▶ _Work to do_: Each line from the one containing "Recreate this image" through the one containing "const FREQ_STEP_KHZ = 0.2;" must be echoed exactly, endpoints included, and every other line omitted.

▶ _Stored rows_:
──────────────────────────────

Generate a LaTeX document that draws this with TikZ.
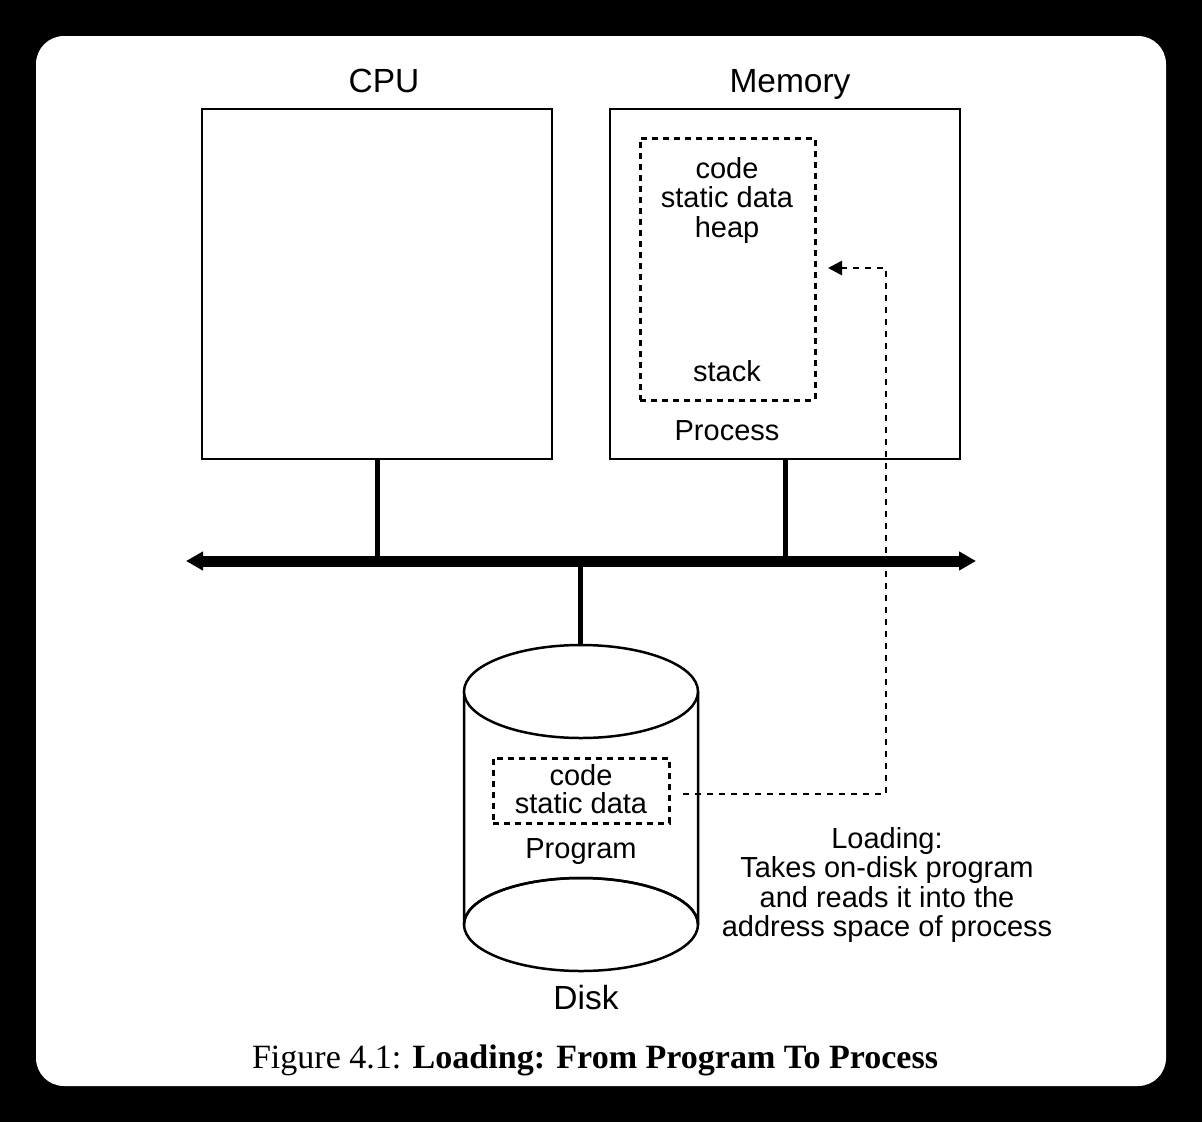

──────────────────────────────

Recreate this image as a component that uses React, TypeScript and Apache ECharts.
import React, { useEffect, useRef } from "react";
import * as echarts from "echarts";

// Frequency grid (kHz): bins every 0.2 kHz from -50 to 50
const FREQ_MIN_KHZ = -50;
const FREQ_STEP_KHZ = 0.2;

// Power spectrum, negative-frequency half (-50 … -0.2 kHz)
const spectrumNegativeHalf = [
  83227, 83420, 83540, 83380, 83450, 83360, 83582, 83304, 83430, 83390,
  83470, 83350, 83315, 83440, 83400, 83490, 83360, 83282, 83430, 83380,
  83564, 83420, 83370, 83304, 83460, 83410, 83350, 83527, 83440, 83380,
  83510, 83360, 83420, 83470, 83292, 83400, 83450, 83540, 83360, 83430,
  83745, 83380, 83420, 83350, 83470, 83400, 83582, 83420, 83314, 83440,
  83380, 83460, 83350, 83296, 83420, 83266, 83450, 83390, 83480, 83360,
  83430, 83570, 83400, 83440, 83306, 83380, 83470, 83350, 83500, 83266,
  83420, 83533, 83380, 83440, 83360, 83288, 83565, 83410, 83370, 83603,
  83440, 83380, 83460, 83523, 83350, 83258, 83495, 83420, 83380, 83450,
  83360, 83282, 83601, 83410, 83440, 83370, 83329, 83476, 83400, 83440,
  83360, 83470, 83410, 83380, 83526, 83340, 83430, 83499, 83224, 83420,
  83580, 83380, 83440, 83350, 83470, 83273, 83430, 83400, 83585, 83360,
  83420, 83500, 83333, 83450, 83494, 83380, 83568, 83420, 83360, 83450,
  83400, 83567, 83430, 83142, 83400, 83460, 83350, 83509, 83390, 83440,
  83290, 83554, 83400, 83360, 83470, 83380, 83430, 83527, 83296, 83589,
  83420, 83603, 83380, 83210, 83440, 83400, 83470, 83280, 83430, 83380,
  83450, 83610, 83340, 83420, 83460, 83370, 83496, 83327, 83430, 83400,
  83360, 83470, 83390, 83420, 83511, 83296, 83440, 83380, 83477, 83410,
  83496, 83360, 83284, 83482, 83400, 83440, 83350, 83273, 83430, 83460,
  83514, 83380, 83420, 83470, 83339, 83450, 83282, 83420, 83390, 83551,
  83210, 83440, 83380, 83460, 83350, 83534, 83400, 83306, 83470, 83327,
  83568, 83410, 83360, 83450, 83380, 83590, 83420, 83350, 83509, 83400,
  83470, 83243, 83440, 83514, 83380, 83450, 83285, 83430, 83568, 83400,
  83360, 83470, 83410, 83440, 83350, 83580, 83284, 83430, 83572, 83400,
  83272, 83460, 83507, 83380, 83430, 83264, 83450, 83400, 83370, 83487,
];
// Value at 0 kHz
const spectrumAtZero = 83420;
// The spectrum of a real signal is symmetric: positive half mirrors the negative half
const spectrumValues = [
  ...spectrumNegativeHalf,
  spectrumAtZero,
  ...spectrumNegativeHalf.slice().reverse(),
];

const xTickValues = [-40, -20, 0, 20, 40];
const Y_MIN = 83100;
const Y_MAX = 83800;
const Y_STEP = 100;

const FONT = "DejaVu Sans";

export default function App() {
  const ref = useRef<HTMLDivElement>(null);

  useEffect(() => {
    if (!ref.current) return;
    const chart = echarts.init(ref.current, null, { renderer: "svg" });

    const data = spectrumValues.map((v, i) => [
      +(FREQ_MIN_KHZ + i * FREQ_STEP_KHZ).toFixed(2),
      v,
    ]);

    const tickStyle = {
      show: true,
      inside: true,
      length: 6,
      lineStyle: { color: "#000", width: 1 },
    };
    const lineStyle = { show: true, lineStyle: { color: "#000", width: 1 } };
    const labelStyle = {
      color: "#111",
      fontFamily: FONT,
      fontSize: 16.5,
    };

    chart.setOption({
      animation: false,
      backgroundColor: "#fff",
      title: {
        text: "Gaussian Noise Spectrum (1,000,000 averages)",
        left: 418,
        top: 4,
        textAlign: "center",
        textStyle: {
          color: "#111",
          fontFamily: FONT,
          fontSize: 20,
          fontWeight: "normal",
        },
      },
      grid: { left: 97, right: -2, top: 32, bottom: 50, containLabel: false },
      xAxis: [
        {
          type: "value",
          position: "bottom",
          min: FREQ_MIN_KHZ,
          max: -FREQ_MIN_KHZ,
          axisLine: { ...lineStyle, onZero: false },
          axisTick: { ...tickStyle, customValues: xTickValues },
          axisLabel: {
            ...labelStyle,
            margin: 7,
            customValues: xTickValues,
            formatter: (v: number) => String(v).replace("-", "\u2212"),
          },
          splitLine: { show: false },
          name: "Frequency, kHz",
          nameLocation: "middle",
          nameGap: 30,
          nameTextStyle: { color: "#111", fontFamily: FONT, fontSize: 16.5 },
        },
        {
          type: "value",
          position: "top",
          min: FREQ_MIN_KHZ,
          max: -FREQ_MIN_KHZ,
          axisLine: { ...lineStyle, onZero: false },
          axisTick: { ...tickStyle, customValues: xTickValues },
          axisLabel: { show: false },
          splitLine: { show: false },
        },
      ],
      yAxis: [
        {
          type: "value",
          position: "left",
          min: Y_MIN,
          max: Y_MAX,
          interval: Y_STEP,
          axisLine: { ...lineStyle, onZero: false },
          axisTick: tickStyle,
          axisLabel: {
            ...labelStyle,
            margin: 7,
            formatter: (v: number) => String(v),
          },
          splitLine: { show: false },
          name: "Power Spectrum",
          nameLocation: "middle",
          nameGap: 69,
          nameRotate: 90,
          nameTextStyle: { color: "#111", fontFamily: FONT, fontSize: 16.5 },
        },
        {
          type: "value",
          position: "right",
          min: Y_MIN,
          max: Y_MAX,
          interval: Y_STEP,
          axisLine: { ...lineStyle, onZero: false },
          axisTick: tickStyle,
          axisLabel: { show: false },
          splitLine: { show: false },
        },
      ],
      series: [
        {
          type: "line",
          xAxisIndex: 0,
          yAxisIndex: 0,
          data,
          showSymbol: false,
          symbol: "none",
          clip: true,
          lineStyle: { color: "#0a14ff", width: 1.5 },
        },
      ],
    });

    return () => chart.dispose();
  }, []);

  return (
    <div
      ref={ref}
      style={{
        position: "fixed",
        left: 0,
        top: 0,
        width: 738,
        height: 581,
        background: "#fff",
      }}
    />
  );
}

──────────────────────────────

▶ _Reply to the task_:
Recreate this image as a component that uses React, TypeScript and Apache ECharts.
import React, { useEffect, useRef } from "react";
import * as echarts from "echarts";

// Frequency grid (kHz): bins every 0.2 kHz from -50 to 50
const FREQ_MIN_KHZ = -50;
const FREQ_STEP_KHZ = 0.2;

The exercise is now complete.